Marques, tem esperança. Se já quando davas aulas o país estava à beira da banca rota e passados todos estes anos continua à beira da banca rota, é bom sinal. Sinal de que aprendemos a viver à beira da banca rota e que possivelmente teremos imunidade à banca rota!
Quanto à nossa junventude, se tiver de sair do país para vencer na vida, pois que seja. Já os nossos avós e pais o fizeram e não foram menos homens por isso. Antes isso que viver do rendimento mínimo, ou do subsídio de desemprego.

É preciso não perder a esperança e trabalhar, trabalhar, trabalhar. Porque alguns dos nossos familiares que estão bem, nem todos lá chegaram levados ao colo.

Um abraço

Luísa Benevides disse...

Meu Amigo, grande carta! Embora, considere que "pintaste" um quadro demasiado negro :s
Sou mais da opinião do Malva, "É preciso não perder a esperança e trabalhar, trabalhar, trabalhar!"

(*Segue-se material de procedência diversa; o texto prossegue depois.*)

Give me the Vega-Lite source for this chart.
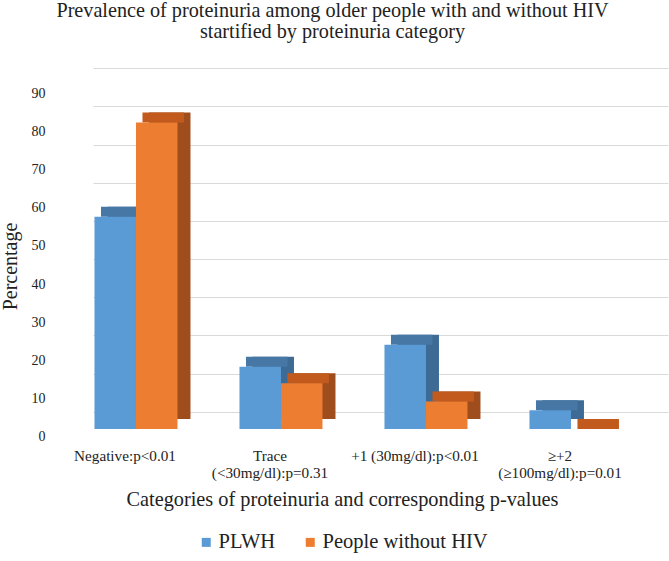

Joaquim Marques AC disse...

Trabalhem vocês que eu ando muito cansado!

Graciete disse...

Marques,
Grande reflexão! Parabéns.
Muito bem concebida, que reflecte o que se viveu e se vive, com preocupantes sinais deste momento em que a toda a hora nos transmitem indicações francamente desanimadoras.
Ocultaram a doença, vendendo saúde, e agora estamos entre a espada e a parede, sem grandes alternativas, penso.
Estão-nos a apertar o cerco e queria muito crer que sairíamos ilesos, mas...não me parece.
Confesso que num cenário negro, que não é ficção, infelizmente, mais sacrifício e ...sabe-se lá mais o que nos dirão!